I hopped out of my chair and got face-to-face with the words. They didn’t change. I looked at him, then traced the letters with my index finger.

“T,”

“U,”

“F,”

“T.”

“TUFT.”

There was nothing else to it. I can fuckin' read.

“Mina, were you spelling the letters out with your hand?”

“Yeah. You can’t see them?”

“I don’t even have a clue what letters you were writing. A letter T doesn’t have eight strokes, no matter how you write it.”

We stared at each other for a while. I didn’t know what to say to him; he didn’t know what to say to me. I can bend my suspension of disbelief and sympathize with him, I guess. I don’t know what I would do if a girl with demonic skulls of goats in her eyes started telling me about words that weren’t there. This wasn’t even a problem with my sight, it was entirely out of his wheelhouse.

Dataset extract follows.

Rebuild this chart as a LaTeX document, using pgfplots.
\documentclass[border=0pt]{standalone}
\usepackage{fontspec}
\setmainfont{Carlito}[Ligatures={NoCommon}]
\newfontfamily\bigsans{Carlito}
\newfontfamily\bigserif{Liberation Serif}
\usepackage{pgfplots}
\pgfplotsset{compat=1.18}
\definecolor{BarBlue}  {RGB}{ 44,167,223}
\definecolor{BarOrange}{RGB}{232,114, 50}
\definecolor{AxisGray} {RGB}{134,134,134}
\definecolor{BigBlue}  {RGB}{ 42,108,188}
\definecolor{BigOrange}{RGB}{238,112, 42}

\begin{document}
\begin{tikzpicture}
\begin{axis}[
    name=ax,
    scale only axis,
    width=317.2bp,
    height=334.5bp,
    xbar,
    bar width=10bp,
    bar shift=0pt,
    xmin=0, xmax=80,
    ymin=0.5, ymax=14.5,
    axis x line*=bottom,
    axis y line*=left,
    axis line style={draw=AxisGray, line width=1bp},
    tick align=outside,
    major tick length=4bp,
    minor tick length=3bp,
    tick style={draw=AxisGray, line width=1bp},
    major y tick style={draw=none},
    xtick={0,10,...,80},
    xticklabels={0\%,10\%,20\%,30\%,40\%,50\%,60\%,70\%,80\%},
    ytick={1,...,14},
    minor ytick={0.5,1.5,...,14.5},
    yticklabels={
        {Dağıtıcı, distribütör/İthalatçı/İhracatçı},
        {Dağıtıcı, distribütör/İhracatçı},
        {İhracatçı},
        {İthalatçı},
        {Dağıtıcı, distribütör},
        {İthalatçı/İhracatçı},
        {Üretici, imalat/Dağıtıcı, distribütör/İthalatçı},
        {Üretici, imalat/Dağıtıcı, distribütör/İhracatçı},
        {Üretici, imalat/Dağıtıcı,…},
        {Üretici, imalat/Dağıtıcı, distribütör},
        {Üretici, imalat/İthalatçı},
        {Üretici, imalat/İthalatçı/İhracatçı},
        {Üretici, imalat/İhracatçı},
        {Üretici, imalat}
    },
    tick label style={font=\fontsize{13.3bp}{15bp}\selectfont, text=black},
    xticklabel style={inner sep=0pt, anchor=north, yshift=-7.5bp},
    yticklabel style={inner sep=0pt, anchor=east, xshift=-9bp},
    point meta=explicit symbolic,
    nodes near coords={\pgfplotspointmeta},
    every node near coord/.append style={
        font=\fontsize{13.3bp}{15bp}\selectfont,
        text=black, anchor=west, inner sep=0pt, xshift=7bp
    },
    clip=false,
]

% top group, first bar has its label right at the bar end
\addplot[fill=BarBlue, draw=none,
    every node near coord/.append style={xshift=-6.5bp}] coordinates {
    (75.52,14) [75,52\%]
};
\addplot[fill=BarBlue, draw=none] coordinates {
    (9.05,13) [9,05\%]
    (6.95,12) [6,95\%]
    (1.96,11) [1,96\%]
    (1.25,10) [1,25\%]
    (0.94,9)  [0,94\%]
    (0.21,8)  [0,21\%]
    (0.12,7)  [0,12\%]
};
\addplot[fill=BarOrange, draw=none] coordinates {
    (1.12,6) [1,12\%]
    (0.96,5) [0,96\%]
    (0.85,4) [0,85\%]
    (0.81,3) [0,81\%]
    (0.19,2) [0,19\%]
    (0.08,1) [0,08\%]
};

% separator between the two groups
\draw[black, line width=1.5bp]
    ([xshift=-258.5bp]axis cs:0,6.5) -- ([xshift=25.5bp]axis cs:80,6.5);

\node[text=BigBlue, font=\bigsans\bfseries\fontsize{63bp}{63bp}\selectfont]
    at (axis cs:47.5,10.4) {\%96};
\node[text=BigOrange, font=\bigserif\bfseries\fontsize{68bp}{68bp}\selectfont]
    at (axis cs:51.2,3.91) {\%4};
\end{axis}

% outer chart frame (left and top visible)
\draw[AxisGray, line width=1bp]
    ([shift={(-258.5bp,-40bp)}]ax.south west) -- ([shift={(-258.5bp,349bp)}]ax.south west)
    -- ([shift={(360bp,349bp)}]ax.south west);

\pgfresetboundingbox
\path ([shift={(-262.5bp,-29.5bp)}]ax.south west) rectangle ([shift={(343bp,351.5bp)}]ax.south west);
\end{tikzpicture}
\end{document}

“Uh, you can… Sit back at the chair.”

I did, and he put the machine back in front of my eyes. This time it was clear at the end, and I could see the rest of the room. Then it clicked, and everything looked a little bit clearer.

"Which is better, first or second?”

I left with my prescription. I was right, I’m nearsighted. Not remarkably so, but enough to justify spending money on glasses. I need to remember to get them made. Tomorrow. Not today. A normal day would be different. I’d probably sneak to the cookie place on my left, or relive highschool to the place on my right. Not now. I want to go home.

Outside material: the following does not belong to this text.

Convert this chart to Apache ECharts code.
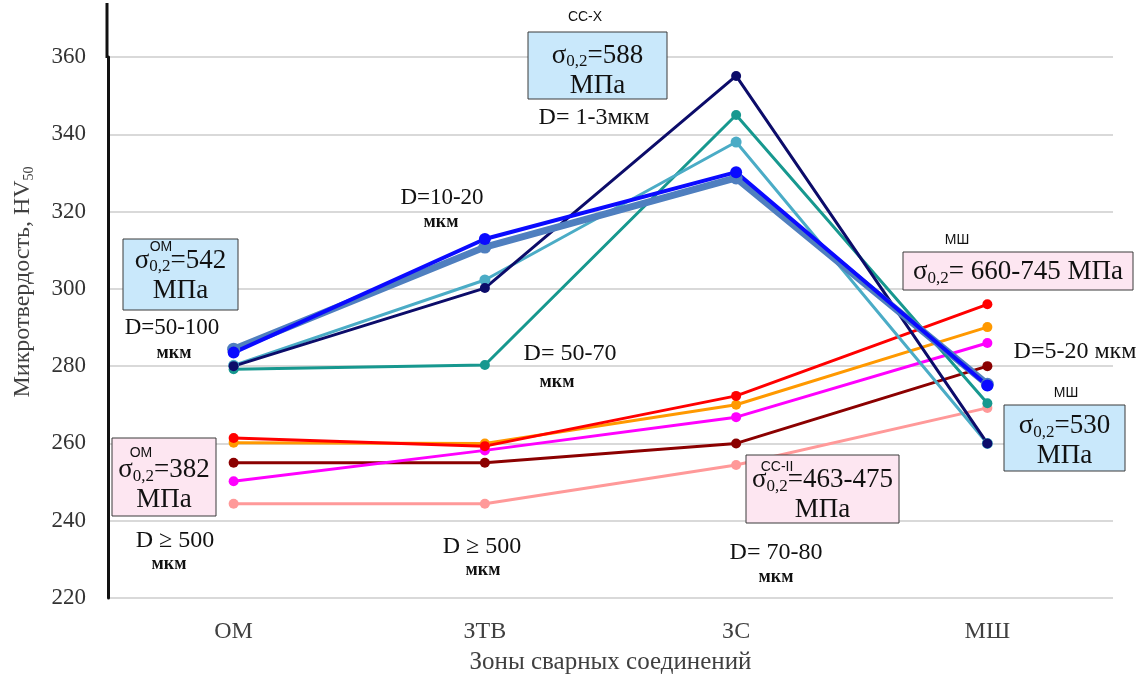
<!DOCTYPE html>
<html>
<head>
<meta charset="utf-8">
<title>Микротвердость</title>
<script src="https://cdn.jsdelivr.net/npm/echarts@6.0.0/dist/echarts.min.js"></script>
<style>
  html, body { margin: 0; padding: 0; background: #fff; }
  #chart { width: 1146px; height: 675px; }
</style>
</head>
<body>
<div id="chart"></div>
<script>
// зоны сварного соединения
const zones = ['ОМ', 'ЗТВ', 'ЗС', 'МШ']

// микротвердость HV50 по зонам
const navy = [280, 300.2, 355.1, 260]
const steel = [284.4, 310.8, 328.7, 275.3]
const blue = [283.5, 312.9, 330.2, 275]
const skyBlue = [280.2, 302.3, 338, 260]
const teal = [279.2, 280.3, 345, 270.4]
const red = [261.4, 259.3, 272.3, 296]
const orange = [260.2, 260, 270, 290.1]
const magenta = [250.2, 258.2, 266.8, 286]
const darkRed = [255, 255, 260, 280]
const pink = [244.4, 244.4, 254.4, 269.2]

const yMin = 220
const yMax = 360
const yStep = 20

const serif = '"Liberation Serif", "DejaVu Serif", serif'
const sans = '"Liberation Sans", Arial, sans-serif'

function line(name, data, color, width, symbolSize) {
  return {
    name: name,
    type: 'line',
    data: data,
    symbol: 'circle',
    symbolSize: symbolSize,
    lineStyle: { color: color, width: width },
    itemStyle: { color: color },
    emphasis: { disabled: true }
  }
}

function txt(x, y, text, size, bold) {
  return {
    type: 'text', x: x, y: y, z: 100,
    style: {
      text: text, fontFamily: serif, fontSize: size, fill: '#111',
      fontWeight: bold ? 'bold' : 'normal',
      align: 'center', verticalAlign: 'middle'
    }
  }
}

function sup(x, y, text) {
  return {
    type: 'text', x: x, y: y, z: 110,
    style: { text: text, fontFamily: sans, fontSize: 14, fill: '#111', align: 'center', verticalAlign: 'middle' }
  }
}

const sigmaRich = {
  m: { fontFamily: serif, fontSize: 27, lineHeight: 30, fill: '#111' },
  s: { fontFamily: serif, fontSize: 17, lineHeight: 14, verticalAlign: 'bottom', fill: '#111' }
}

function box(x, y, w, h, fill, text, dy) {
  return [
    { type: 'rect', z: 90, shape: { x: x, y: y, width: w, height: h },
      style: { fill: fill, stroke: '#3a3a3a', lineWidth: 1 } },
    { type: 'text', z: 100, x: x + w / 2, y: y + h / 2 + 1 + (dy || 0),
      style: { text: text, rich: sigmaRich, align: 'center', verticalAlign: 'middle' } }
  ]
}

const lightBlue = '#c9e8fb'
const lightPink = '#fde6f1'

const graphics = [
  // продолжение оси Y вверх
  { type: 'line', shape: { x1: 107, y1: 3, x2: 107, y2: 58 }, style: { stroke: '#111', lineWidth: 3 } },

  // подпись оси Y
  { type: 'text', x: 23, y: 282, rotation: Math.PI / 2, z: 100,
    style: {
      text: '{a|Микротвердость, HV}{b|50}', align: 'center', verticalAlign: 'middle',
      rich: {
        a: { fontFamily: serif, fontSize: 24, fill: '#404040', lineHeight: 26 },
        b: { fontFamily: serif, fontSize: 14, fill: '#404040', verticalAlign: 'bottom', lineHeight: 12 }
      }
    } },

  ...box(123, 239, 115, 71, lightBlue, '{m|σ}{s|0,2}{m|=542}\n{m|МПа}', 0),
  sup(161, 247, 'ОМ'),
  txt(172, 328, 'D=50-100', 23),
  txt(174, 353, 'мкм', 18, true),

  sup(585, 17, 'СС-Х'),
  ...box(528, 32, 139, 67, lightBlue, '{m|σ}{s|0,2}{m|=588}\n{m|МПа}', 4),
  txt(594, 118, 'D= 1-3мкм', 24),

  txt(442, 198, 'D=10-20', 23),
  txt(441, 222, 'мкм', 18, true),

  txt(570, 354, 'D= 50-70', 24),
  txt(557, 382, 'мкм', 18, true),

  sup(957, 240, 'МШ'),
  ...box(903, 252, 230, 38, lightPink, '{m|σ}{s|0,2}{m|= 660-745 МПа}', 0),
  txt(1075, 352, 'D=5-20 мкм', 24),

  sup(1066, 393, 'МШ'),
  ...box(1004, 405, 121, 66, lightBlue, '{m|σ}{s|0,2}{m|=530}\n{m|МПа}', 2),

  ...box(112, 438, 104, 78, lightPink, '{m|σ}{s|0,2}{m|=382}\n{m|МПа}', 7),
  sup(141, 453, 'ОМ'),
  txt(175, 541, 'D ≥ 500', 24),
  txt(169, 564, 'мкм', 18, true),

  txt(482, 547, 'D ≥ 500', 24),
  txt(483, 570, 'мкм', 18, true),

  ...box(746, 455, 153, 68, lightPink, '{m|σ}{s|0,2}{m|=463-475}\n{m|МПа}', 5),
  sup(777, 467, 'СС-II'),
  txt(776, 553, 'D= 70-80', 24),
  txt(776, 577, 'мкм', 18, true)
]

const chart = echarts.init(document.getElementById('chart'))
chart.setOption({
  animation: false,
  backgroundColor: '#fff',
  grid: { left: 108, right: 33, top: 57, bottom: 77, outerBoundsMode: 'none', containLabel: false },
  xAxis: {
    type: 'category',
    data: zones,
    boundaryGap: true,
    axisLine: { show: false },
    axisTick: { show: false },
    axisLabel: { fontFamily: serif, fontSize: 24, color: '#404040', margin: 22 },
    name: 'Зоны сварных соединений',
    nameLocation: 'middle',
    nameGap: 52,
    nameTextStyle: { fontFamily: serif, fontSize: 25, color: '#404040' }
  },
  yAxis: {
    type: 'value',
    min: yMin,
    max: yMax,
    interval: yStep,
    axisLine: { show: true, lineStyle: { color: '#111', width: 3 } },
    axisTick: { show: false },
    axisLabel: { fontFamily: serif, fontSize: 23, color: '#333', margin: 22 },
    splitLine: { lineStyle: { color: '#d9d9d9', width: 2 } }
  },
  series: [
    line('pink', pink, '#ff9999', 3, 10),
    line('darkRed', darkRed, '#8b0000', 3, 10),
    line('magenta', magenta, '#ff00ff', 3, 10),
    line('orange', orange, '#ff9900', 3, 10),
    line('red', red, '#ff0000', 3, 10),
    line('teal', teal, '#17988f', 3, 10),
    line('skyBlue', skyBlue, '#4bacc6', 3, 11),
    line('navy', navy, '#0c0c6a', 3, 10),
    line('steel', steel, '#4f7fbf', 7, 13),
    line('blue', blue, '#0a0aff', 4, 12)
  ],
  graphic: graphics
})
</script>
</body>
</html>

Why couldn’t I see the words on the wall? Do bright lights make me anxious now? What was going on inside my eyes? I thought about this on the short bus ride back home. It’s late in the day now, with the sky just beginning to change shades. I found myself pulling the hood of my hoodie over my eyes to try and block any extra light. I almost missed my stop because I could barely see. I walked up the sidewalk back to my house, carefully stepping over every crack in the pavement. I’m not risking shit anymore.

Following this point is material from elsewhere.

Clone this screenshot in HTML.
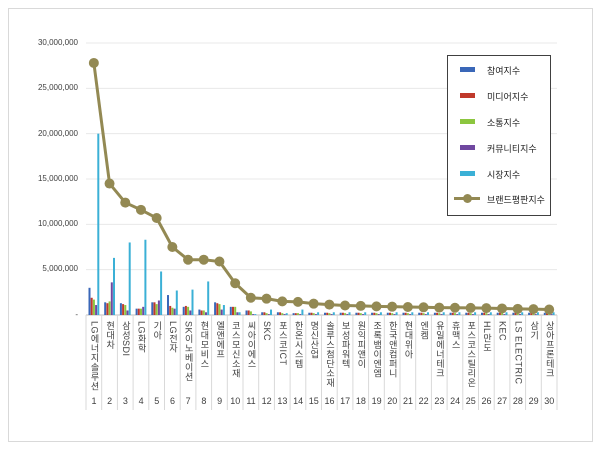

2809, 7550, 0664, 5603… I’m watching the numbers flash on the little four-digit decimal screen. It’s plugged into a circuit doing… something. I forgot. I don’t think it’s generating them randomly, it’s measuring something. Humidity? No, I think I put that sensor on the board with the fan. This one doesn’t seem like it has any sensors at all on it. I scooted along the floor to inspect the Arduino board looking back at me. It has an ultrasonic sensor which looks almost like binoculars. In between the two circular little “eyes” is white text that reads HC-SR04. The sensor is used to detect distance from itself to nearby objects. You could use it as part of a home security system. I don’t remember what I was trying to secure, though. I flipped the switch on the back and was rewarded with a blood-curdling electronic screech. I turned it off immediately, and once my heart rate returned to comfortable levels, I lowered the volume of the speaker I had forgotten was also part of the circuit.

The last of my useless machines I could afford to spend my attention span on tonight is also the most complex. By a lot, actually. It was so distracting that I had to hide it away inside of a trunk in my closet. I lifted the lid, and looked inside. It was a giant mass of wires in every color imaginable. Roy G. Biv, tangled and stirred like capellini. Sprinkles, but extra long. I couldn’t even see the board underneath it all. The wires were so dense, looping back across one another unpredictably. I could make out a few various regions where particular colors were concentrated, implying some sort of structure or organization, but I couldn’t say what. I carefully lift it out of its closet casket. It’s roughly spherical with a radius of about 2 feet, and surprisingly light. I think I heard a wire or two pop out of its plug, however far inside the plugs were. I’m rotating it in my hands, trying to find some entrance into the onion-skin maze of strands. No luck. I grab the nearest of several half-filled grid paper notebooks I have lying around my cluttered bedroom floor. I want to study and dissect this, but I want to be able to put it back together afterwards. Though, in all honesty… It probably doesn’t have any purpose at all.